Hanya 10 Persen Pekerja Indonesia Bergelar Sarjana

bintangbisnis

Kualitas pendidikan tenaga kerja masih menjadi tantangan utama di pasar kerja Indonesia. Data Februari 2025 menunjukkan bahwa mayoritas pekerja Indonesia berpendidikan rendah. Sebanyak 35,89 persen dari total penduduk bekerja hanya menamatkan pendidikan hingga SD atau lebih rendah. Angka ini menandakan perlunya akselerasi peningkatan kompetensi tenaga kerja.

Sementara itu, jumlah pekerja dengan latar belakang pendidikan tinggi masih sangat terbatas. Hanya 12,83 persen dari total pekerja yang merupakan lulusan Diploma I/II/III hingga S1, S2, dan S3. Kalau dirinci yang lulusan S1,S2, dan S3 kalau ditotal hanya 10,4% dari total populasi angkatan kerja Jadi, secara keseluruhan proporsinya masih kecil dibanding total angkatan kerja.

Distribusi pendidikan tenaga kerja pada Februari 2025 belum menunjukkan perubahan signifikan dari dua tahun sebelumnya. Pola distribusi masih didominasi oleh lulusan pendidikan dasar dan menengah. Sementara lulusan perguruan tinggi masih menjadi kelompok minoritas dalam struktur ketenagakerjaan. Ini menjadi cerminan rendahnya keterhubungan antara pendidikan tinggi dan penyerapan kerja.

Dibandingkan Februari 2024, terdapat penurunan jumlah pekerja dengan pendidikan SD ke bawah dan lulusan SMP. Penurunannya masing-masing sebesar 0,65 persen poin dan 0,34 persen poin. Di sisi lain, pekerja lulusan SMA, SMK, serta perguruan tinggi mengalami peningkatan. Kenaikan tertinggi terjadi pada lulusan SMK sebesar 0,75 persen poin.

Peningkatan jumlah pekerja lulusan SMK menunjukkan harapan terhadap vokasi sebagai solusi pasar kerja. Namun tantangan masih besar karena lulusan perguruan tinggi belum terserap secara optimal. Hal ini bisa disebabkan oleh ketidaksesuaian antara kurikulum pendidikan tinggi dan kebutuhan industri. Juga karena masih terbatasnya lapangan kerja sektor formal dengan kualifikasi tinggi.
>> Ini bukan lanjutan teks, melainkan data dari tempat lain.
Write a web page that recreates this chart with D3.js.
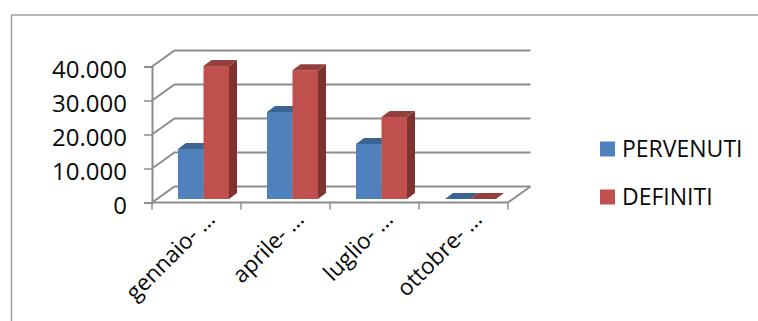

Kondisi ini menegaskan bahwa peningkatan akses pendidikan belum cukup tanpa dibarengi relevansi dengan dunia kerja. Lulusan perguruan tinggi perlu dibekali keahlian yang aplikatif dan kompetitif di pasar global. Pendidikan harus diarahkan pada penguasaan teknologi dan soft skill yang dibutuhkan industri. Tanpa itu, angka pengangguran terdidik bisa terus meningkat.

Dunia industri dan pendidikan tinggi perlu membangun sinergi lebih erat untuk mempercepat transformasi SDM. Pemerintah dapat mendorong skema magang, sertifikasi profesi, serta insentif bagi perusahaan yang menyerap lulusan sarjana. Selain itu, perluasan sektor ekonomi berbasis inovasi juga menjadi peluang penyerapan lulusan pendidikan tinggi. Tanpa langkah strategis, bonus demografi justru bisa menjadi beban.

Dengan hanya sekitar 10 persen pekerja Indonesia yang bergelar sarjana, kualitas SDM menjadi isu sentral menuju Indonesia Emas 2045. Pendidikan tinggi yang inklusif, terjangkau, dan relevan sangat dibutuhkan. Arah pembangunan ke depan harus menempatkan peningkatan kualitas manusia sebagai prioritas utama. Karena hanya dengan SDM unggul, Indonesia bisa bersaing dan berdaulat di panggung global.